Christian Burgess, Ontario, Canada
November 2001

The rambling, rather bizarre ranch house in the country that we bought in 1971 had been built by the very people we were buying it from. Old and feeble, they were selling so they could move in with their children in the city. It was clear they weren't happy to sell - we believe they'd rather have stayed on to live and die in the happy home they built. This is why it wasn't a big surprise to my wife and I (who happen to believe in the existence of spirits) when my very young daughter Maggie - six months after we moved in and Maggie only then 2 - toddled into the living room, sat quietly and then after a moment said pensively, "There's a man in the hallway." My wife said, "Who's that? What's his name?" It wouldn't have been unusual for a neighbour to drop by and come in without knocking. Maggie replied, "Albert".

This was unusual because Albert was the name of the man who built the house.
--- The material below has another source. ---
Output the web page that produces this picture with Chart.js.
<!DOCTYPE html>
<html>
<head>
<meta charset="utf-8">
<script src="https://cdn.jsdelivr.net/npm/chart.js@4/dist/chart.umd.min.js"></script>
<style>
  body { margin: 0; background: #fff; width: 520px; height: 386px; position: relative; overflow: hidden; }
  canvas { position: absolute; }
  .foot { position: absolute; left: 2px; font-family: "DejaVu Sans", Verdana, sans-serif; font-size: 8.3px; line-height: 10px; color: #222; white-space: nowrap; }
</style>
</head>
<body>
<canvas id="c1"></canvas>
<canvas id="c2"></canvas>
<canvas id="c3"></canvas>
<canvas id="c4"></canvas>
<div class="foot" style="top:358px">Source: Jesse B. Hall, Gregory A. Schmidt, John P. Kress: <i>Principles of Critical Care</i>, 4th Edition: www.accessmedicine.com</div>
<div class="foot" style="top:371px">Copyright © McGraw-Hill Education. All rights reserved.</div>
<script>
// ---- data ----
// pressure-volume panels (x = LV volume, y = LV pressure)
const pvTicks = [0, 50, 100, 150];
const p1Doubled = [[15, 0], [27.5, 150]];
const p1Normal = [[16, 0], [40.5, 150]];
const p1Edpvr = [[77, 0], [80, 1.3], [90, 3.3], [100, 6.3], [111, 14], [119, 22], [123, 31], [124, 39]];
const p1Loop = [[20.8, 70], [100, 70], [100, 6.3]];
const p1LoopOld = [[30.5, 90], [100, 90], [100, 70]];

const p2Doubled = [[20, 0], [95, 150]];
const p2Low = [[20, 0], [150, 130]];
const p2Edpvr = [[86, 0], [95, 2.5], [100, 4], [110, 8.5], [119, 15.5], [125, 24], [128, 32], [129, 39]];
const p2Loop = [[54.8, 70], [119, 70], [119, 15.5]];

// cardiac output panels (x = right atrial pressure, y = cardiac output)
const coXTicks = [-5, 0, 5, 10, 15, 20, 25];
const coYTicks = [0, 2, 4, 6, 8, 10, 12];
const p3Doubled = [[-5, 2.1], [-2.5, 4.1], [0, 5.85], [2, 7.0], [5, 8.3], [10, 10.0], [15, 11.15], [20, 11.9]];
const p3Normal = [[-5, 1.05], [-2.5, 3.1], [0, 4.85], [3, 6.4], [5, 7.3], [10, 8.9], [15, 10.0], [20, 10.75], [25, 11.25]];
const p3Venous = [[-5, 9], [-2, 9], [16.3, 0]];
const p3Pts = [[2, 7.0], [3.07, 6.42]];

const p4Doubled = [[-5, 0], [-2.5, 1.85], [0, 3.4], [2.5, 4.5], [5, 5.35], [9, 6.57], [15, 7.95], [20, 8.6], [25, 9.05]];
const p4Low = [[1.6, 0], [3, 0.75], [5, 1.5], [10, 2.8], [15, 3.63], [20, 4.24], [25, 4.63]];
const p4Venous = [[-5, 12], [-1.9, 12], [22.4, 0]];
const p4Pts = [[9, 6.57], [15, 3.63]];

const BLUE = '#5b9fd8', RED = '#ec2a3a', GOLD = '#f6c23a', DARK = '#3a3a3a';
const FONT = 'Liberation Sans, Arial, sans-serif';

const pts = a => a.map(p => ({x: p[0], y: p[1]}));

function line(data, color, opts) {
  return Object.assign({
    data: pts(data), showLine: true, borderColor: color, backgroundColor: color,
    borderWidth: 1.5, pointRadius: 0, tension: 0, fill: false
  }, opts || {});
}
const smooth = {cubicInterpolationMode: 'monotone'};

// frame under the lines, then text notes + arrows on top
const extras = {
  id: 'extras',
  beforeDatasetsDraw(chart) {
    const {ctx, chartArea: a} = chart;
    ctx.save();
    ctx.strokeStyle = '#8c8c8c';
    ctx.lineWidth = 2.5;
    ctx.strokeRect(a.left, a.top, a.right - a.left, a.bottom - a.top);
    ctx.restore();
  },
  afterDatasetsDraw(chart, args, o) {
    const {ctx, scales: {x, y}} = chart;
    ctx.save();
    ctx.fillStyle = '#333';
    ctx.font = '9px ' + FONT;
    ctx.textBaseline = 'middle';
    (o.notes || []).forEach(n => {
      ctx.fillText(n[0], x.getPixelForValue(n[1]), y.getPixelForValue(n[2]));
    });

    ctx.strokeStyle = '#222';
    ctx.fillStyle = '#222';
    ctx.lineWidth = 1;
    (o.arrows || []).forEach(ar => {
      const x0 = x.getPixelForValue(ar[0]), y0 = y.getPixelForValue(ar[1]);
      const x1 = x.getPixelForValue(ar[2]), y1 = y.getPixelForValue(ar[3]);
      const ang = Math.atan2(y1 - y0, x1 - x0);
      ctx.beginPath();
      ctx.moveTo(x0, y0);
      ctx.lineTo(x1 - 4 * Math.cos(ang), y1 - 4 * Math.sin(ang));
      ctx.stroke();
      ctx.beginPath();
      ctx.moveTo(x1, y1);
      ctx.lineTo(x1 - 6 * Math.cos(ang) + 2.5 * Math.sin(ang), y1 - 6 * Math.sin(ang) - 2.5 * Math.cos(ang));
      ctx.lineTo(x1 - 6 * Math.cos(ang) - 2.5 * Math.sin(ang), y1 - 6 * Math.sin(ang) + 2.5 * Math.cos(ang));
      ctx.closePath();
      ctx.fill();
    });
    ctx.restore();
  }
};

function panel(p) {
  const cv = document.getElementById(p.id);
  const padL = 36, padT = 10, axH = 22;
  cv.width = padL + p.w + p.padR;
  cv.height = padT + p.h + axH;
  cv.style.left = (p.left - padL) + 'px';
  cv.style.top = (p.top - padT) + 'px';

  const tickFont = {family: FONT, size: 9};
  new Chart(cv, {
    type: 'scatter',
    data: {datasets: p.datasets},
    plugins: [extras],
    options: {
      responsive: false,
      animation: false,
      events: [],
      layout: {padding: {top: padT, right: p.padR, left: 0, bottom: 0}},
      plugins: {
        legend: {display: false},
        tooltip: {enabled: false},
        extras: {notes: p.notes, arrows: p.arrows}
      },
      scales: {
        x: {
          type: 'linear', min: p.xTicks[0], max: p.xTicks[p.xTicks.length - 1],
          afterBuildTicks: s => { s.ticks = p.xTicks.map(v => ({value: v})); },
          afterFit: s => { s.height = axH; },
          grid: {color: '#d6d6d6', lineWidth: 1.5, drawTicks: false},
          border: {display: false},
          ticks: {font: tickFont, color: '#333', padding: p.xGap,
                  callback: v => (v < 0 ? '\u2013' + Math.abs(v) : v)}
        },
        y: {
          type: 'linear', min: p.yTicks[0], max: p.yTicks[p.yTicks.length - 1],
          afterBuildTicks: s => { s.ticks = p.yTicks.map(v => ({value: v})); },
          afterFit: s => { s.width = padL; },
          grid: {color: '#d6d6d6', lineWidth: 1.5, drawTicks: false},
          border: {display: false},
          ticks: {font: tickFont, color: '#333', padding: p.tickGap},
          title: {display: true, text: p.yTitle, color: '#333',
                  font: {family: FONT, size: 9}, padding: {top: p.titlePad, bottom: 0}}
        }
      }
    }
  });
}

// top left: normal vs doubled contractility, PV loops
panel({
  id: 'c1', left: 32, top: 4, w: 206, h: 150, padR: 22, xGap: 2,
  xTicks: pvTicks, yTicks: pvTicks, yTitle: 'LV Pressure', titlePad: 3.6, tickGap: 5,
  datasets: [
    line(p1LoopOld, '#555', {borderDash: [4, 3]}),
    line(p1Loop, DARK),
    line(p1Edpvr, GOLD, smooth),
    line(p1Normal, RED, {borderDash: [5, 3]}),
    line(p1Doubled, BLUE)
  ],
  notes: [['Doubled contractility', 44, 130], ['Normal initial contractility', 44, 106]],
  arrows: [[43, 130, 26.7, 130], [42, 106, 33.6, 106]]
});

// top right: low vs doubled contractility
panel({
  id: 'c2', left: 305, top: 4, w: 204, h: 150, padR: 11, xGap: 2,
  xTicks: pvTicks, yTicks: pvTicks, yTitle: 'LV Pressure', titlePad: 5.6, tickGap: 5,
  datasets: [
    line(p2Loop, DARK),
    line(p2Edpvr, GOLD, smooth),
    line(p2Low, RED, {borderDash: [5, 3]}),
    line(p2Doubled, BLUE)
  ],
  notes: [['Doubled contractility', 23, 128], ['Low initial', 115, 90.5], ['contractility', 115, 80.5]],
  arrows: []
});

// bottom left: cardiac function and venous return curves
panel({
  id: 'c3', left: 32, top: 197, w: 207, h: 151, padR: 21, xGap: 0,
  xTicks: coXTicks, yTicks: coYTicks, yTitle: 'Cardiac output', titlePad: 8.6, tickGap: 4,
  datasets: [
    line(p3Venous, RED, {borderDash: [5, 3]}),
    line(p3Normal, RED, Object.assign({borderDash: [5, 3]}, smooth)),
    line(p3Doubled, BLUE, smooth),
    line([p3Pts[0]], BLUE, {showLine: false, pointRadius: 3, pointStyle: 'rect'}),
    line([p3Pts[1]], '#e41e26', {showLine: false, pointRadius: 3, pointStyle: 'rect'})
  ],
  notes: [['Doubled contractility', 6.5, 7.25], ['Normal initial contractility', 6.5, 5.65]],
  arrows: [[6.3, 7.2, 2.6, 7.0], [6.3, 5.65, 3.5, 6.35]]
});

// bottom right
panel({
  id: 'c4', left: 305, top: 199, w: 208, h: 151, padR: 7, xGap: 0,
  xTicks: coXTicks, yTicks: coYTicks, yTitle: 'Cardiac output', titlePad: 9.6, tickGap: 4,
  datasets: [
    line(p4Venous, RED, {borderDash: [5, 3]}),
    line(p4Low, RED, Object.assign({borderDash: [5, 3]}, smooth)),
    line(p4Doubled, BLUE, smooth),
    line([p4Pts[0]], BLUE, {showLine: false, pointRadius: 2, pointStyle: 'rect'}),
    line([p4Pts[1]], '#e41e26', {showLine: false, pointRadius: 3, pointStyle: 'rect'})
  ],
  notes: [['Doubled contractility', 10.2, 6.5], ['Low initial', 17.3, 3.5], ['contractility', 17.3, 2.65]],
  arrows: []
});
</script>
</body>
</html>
It became more unusual when I went to the hallway and no one was there.

Some two months after this, my wife was working in the kitchen, about 2 p.m. For no reason, the rotisserie inside the oven came on, turning and making a metallic scraping sound, which Deborah had never heard before because we had never used the rotisserie. She tried to turn it off, but to no avail. It stayed on for about twenty minutes then went off on its own - and never came on again.
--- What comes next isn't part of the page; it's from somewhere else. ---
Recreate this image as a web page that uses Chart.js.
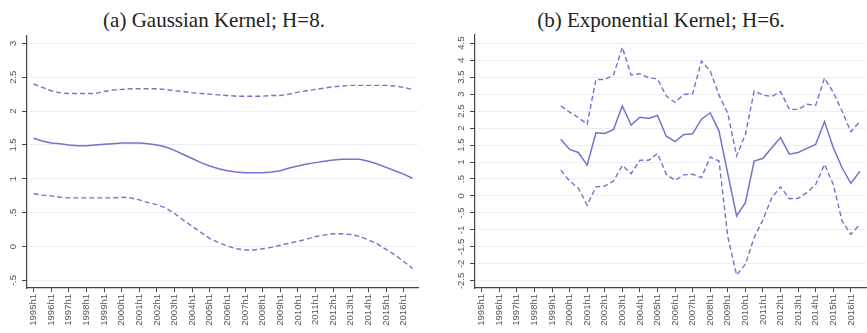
<!DOCTYPE html>
<html>
<head>
<meta charset="utf-8">
<script src="https://cdn.jsdelivr.net/npm/chart.js@4"></script>
<style>
  body { margin: 0; background: #fff; width: 867px; height: 333px; position: relative; overflow: hidden; }
  .title { position: absolute; top: 8px; transform: translateX(-50%); white-space: nowrap;
           font-family: "Liberation Serif", "Times New Roman", Times, serif; font-size: 21px; color: #222; }
  .panel { position: absolute; top: 27px; height: 306px; }
</style>
</head>
<body>
<div class="title" style="left:214px">(a) Gaussian Kernel; H=8.</div>
<div class="title" style="left:661px">(b) Exponential Kernel; H=6.</div>
<div class="panel" style="left:0;width:430px"><canvas id="gauss"></canvas></div>
<div class="panel" style="left:445px;width:422px"><canvas id="expo"></canvas></div>
<script>
'use strict';

// ─── Data ─────────────────────────────────────────────────────────────────────

const tickYears = [1995, 1996, 1997, 1998, 1999, 2000, 2001, 2002, 2003, 2004, 2005,
  2006, 2007, 2008, 2009, 2010, 2011, 2012, 2013, 2014, 2015, 2016];
const halfYears = tickYears.flatMap(y => [y + 'h1', y + 'h2']);

// (a) Gaussian kernel, 1995h1 – 2016h2
const gaussPeriods = halfYears;
const gaussEst = [1.60, 1.56, 1.53, 1.52, 1.50, 1.49, 1.49, 1.50, 1.51, 1.52, 1.53,
  1.53, 1.53, 1.52, 1.50, 1.47, 1.42, 1.36, 1.30, 1.24, 1.19, 1.15, 1.12, 1.10,
  1.09, 1.09, 1.09, 1.10, 1.12, 1.16, 1.19, 1.22, 1.24, 1.26, 1.28, 1.29, 1.29,
  1.29, 1.26, 1.22, 1.17, 1.12, 1.07, 1.01];
const gaussUpper = [2.40, 2.35, 2.30, 2.27, 2.26, 2.26, 2.26, 2.26, 2.29, 2.31, 2.32,
  2.33, 2.33, 2.33, 2.33, 2.32, 2.30, 2.29, 2.27, 2.26, 2.25, 2.24, 2.23, 2.22,
  2.22, 2.22, 2.22, 2.23, 2.23, 2.25, 2.28, 2.30, 2.32, 2.34, 2.36, 2.37, 2.38,
  2.38, 2.38, 2.38, 2.38, 2.37, 2.35, 2.32];
const gaussLower = [0.78, 0.76, 0.75, 0.73, 0.72, 0.72, 0.72, 0.72, 0.72, 0.72, 0.73,
  0.72, 0.69, 0.65, 0.62, 0.57, 0.49, 0.39, 0.30, 0.21, 0.12, 0.06, 0.01, -0.03,
  -0.05, -0.05, -0.03, -0.01, 0.02, 0.05, 0.08, 0.11, 0.15, 0.17, 0.19, 0.19, 0.18,
  0.15, 0.10, 0.04, -0.04, -0.12, -0.22, -0.32];
const gaussYTicks = [-0.5, 0, 0.5, 1, 1.5, 2, 2.5, 3];

// (b) Exponential kernel, 1999h2 – 2016h2
const expoPeriods = halfYears.slice(halfYears.indexOf('1999h2'));
const expoEst = [1.67, 1.37, 1.28, 0.91, 1.86, 1.84, 1.96, 2.65, 2.09, 2.32, 2.28, 2.37,
  1.76, 1.60, 1.81, 1.83, 2.26, 2.45, 1.91, 0.65, -0.59, -0.20, 1.03, 1.11, 1.42,
  1.72, 1.23, 1.28, 1.40, 1.52, 2.19, 1.42, 0.83, 0.37, 0.72];
const expoUpper = [2.65, 2.47, 2.31, 2.11, 3.43, 3.43, 3.56, 4.38, 3.56, 3.60, 3.48, 3.45,
  2.94, 2.76, 2.99, 3.01, 3.97, 3.68, 2.97, 2.43, 1.18, 1.81, 3.09, 2.97, 2.93,
  3.07, 2.55, 2.55, 2.70, 2.67, 3.47, 3.05, 2.50, 1.89, 2.19];
const expoLower = [0.76, 0.44, 0.23, -0.27, 0.27, 0.29, 0.44, 0.90, 0.66, 1.05, 1.05, 1.25,
  0.64, 0.46, 0.62, 0.64, 0.54, 1.15, 1.03, -1.20, -2.33, -2.01, -1.22, -0.70, -0.05,
  0.27, -0.08, -0.07, 0.10, 0.34, 0.93, 0.34, -0.74, -1.13, -0.84];
const expoYTicks = [-2.5, -2, -1.5, -1, -0.5, 0, 0.5, 1, 1.5, 2, 2.5, 3, 3.5, 4, 4.5];

// ─── Chart ────────────────────────────────────────────────────────────────────

const LINE = '#7075c9';
const AXIS = '#444';
const TICK_FONT = { family: "'Liberation Sans', Arial, sans-serif", size: 9.5 };

const toTime = (p) => parseInt(p, 10) + (p.endsWith('h2') ? 0.5 : 0);
const stataNum = (v) => String(v).replace(/^(-?)0\./, '$1.');

function series(periods, values) {
  return periods.map((p, i) => ({ x: toTime(p), y: values[i] }));
}

function makeChart(id, cfg) {
  const line = (values, dashed) => ({
    data: series(cfg.periods, values),
    borderColor: LINE,
    borderWidth: dashed ? 1.4 : 1.5,
    borderDash: dashed ? [5, 3] : [],
    pointRadius: 0,
    tension: 0,
    fill: false,
  });

  return new Chart(document.getElementById(id), {
    type: 'line',
    data: {
      datasets: [line(cfg.upper, true), line(cfg.est, false), line(cfg.lower, true)],
    },
    options: {
      responsive: true,
      maintainAspectRatio: false,
      animation: false,
      layout: { padding: { top: 8, right: cfg.padRight, bottom: 0, left: 0 } },
      plugins: { legend: { display: false }, tooltip: { enabled: false } },
      scales: {
        x: {
          type: 'linear',
          min: cfg.xMin,
          max: cfg.xMax,
          afterBuildTicks: (s) => { s.ticks = tickYears.map(v => ({ value: v })); },
          afterFit: (s) => { s.height = 45; },
          border: { color: AXIS, width: 1.2 },
          grid: { drawOnChartArea: false, tickLength: 4, tickColor: AXIS },
          ticks: {
            autoSkip: false,
            minRotation: 90,
            maxRotation: 90,
            padding: 2,
            color: '#555',
            font: TICK_FONT,
            callback: (v) => v + 'h1',
          },
        },
        y: {
          min: cfg.yMin,
          max: cfg.yMax,
          afterBuildTicks: (s) => { s.ticks = cfg.yTicks.map(v => ({ value: v })); },
          afterFit: (s) => { s.width = cfg.yWidth; },
          border: { color: AXIS, width: 1.2 },
          grid: { color: '#eceff2', tickLength: 5, tickColor: AXIS },
          ticks: {
            autoSkip: false,
            minRotation: 90,
            maxRotation: 90,
            crossAlign: 'center',
            padding: cfg.labelPad,
            color: '#555',
            font: TICK_FONT,
            callback: (v) => stataNum(v),
          },
        },
      },
    },
  });
}

makeChart('gauss', {
  periods: gaussPeriods, est: gaussEst, upper: gaussUpper, lower: gaussLower,
  yTicks: gaussYTicks, yMin: -0.61, yMax: 3.12, xMin: 1994.63, xMax: 2016.81,
  yWidth: 27, labelPad: 2.5, padRight: 12,
});

makeChart('expo', {
  periods: expoPeriods, est: expoEst, upper: expoUpper, lower: expoLower,
  yTicks: expoYTicks, yMin: -2.71, yMax: 4.74, xMin: 1994.62, xMax: 2016.86,
  yWidth: 30, labelPad: 0, padRight: 1,
});
</script>
</body>
</html>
It was fully a year later when the son of the previous owners dropped by to say hello and to revisit his parents' house. We enquired of their health, and it turned out that Albert had died six months after they moved. His mother died two months later - and, we discovered, it was the very day that the rotisserie came on by itself. According to their son, she adored the rotisserie and used it almost daily to make roast chicken for dinner.